Do you want to be in my #squad?
ARE INFLUENCERS THE FUTURE OF MARKETING?
Gone are the days when celebrities commanded vast salaries for product sponsorship. Whilst they used to have ‘god-like’ status and consumers used to aspire to emulating them, the advent of the internet age has meant they are no longer the go-to source for ambassadorship. Nowadays consumers have ‘access all areas’ coverage of celebrities’ lives, including their flaws and foibles, meaning some of their shine is lost. Social media also means we now live in a culture where ‘ordinary’ people’ share their own opinions and lifestyle to a wider audience, and ‘normal’ people can gain a sizeable fanbase who are a potentially captive audience for brands and products. This is the age of the Influencer, and authenticity and engagement are key.
As marketeers, we know that to find any recommendation credible, consumers have always needed a starting point of trust in what they are being told. Trust has two components:
1. Credibility/authenticity: do I believe this proposition is genuine and not due to another agenda?
2. Relevance/gravitas: do I care what this person says, either because they are like me now or they are who I’d like to be like?
This is especially important now that Influencers are the key promotion platform for digital natives.
Initial Influencers were high profile social media personalities: vloggers, bloggers and those with many thousands of followers. The initial appeal was due to their ‘realness’ and believability. Like celebrity ambassadors before them, these new stars were paid to showcase products via their social media presence. Millennials, with their penchant for interactive marketing and passion for lifestyle coverage, bought into this new way of showing products in situ. However, if authenticity was the driving force here, some initial incidents lead to disillusionment: for instance, Scarlett Dixons infamous Listerine post on Instagram (@Scarlettlondon), which was vilified by its target due to its ‘faux authenticity’ and the clearly staged nature of the post. New regulations and guidelines were quickly brought in[1] to ensure any paid sponsorship is made clear to the consumer with Paid Partnership, (ad) and #spp are now a regular sight on Instagram, even where the subject matter posted is not obviously showcasing a particular product or brand.

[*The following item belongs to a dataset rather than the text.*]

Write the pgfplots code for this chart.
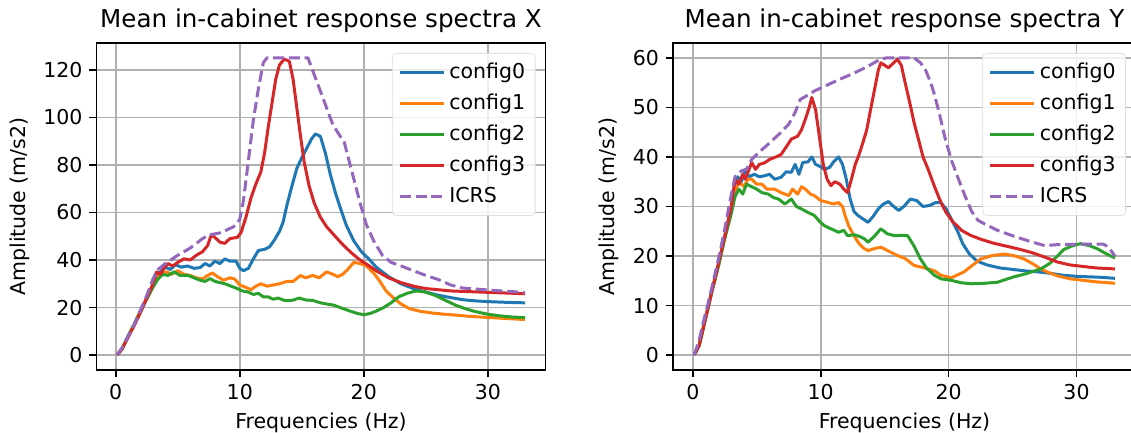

As authenticity seems to be at the heart of an Influencers success, it is not surprising that brands have moved away from real people with large followings such as Zoella, to those with fewer, but closer and more genuine connections. Brands are now turning to regular customers to act as Influencers for each other, leading to the rise of the Nano Influencer[2], and creating communities of ‘real people’ to test and promote their products as brand ambassadors. Brands such as Pixie, lookfantastic and Winky Lux use such consumer communities, offering exclusive membership, VIP invites, advance launches of products as a ‘sweetener’ rather than formal pay, and as the forums and communities are carefully watched and curated, the brand retains the ability to remove negative content and keep things positive. Other brands seek to engage Market Mavens, who are wised-up consumers with knowledge about, and engagement with, a category to act as educators to their peers. As digital natives aspire to being Influencers, some brands have set up paid ‘squads’. These receive a salary and have contractual obligations around content volume and keeping things positive. Entry into one such paid community, the Sephora squad, is highly prized, and involves a stringent application process.
But do Influencers work? Research from Defy in 2016 showed more than half the Millennials studied wouldn’t mind watching an advert from their favourite Influencer. Millennials also favour interactive advertising, so by using Influencers, brands can bring a product or promotion to life. Generation Z, perhaps the most marketing-sceptical generation yet, may be harder to convince on authenticity, and one bad Influencer can derail a whole generation’s trust in a brand. Who knows where the Influencer marketplace will go next, as marketeers seek out those with smaller and smaller fan-bases. Maybe in the search for more and more intimate and ‘trustworthy’ influencers, we go full circle and go offline, returning to good old fashioned word of mouth and personal recommendations as the main influencing factor. Whatever happens next, it is clear that the need for brands and companies to connect at a personal, and consequently, emotional level, in a climate of informational overload, means that Influencers are most likely here to stay.
[1] CMA guidelines introduced in January 2019
[2] Nano = 1K – 5K followers. Micro = 5K – 20K. Mid-tier 20K – 100K. Macro 100K – 1M. Mega = >5M followers.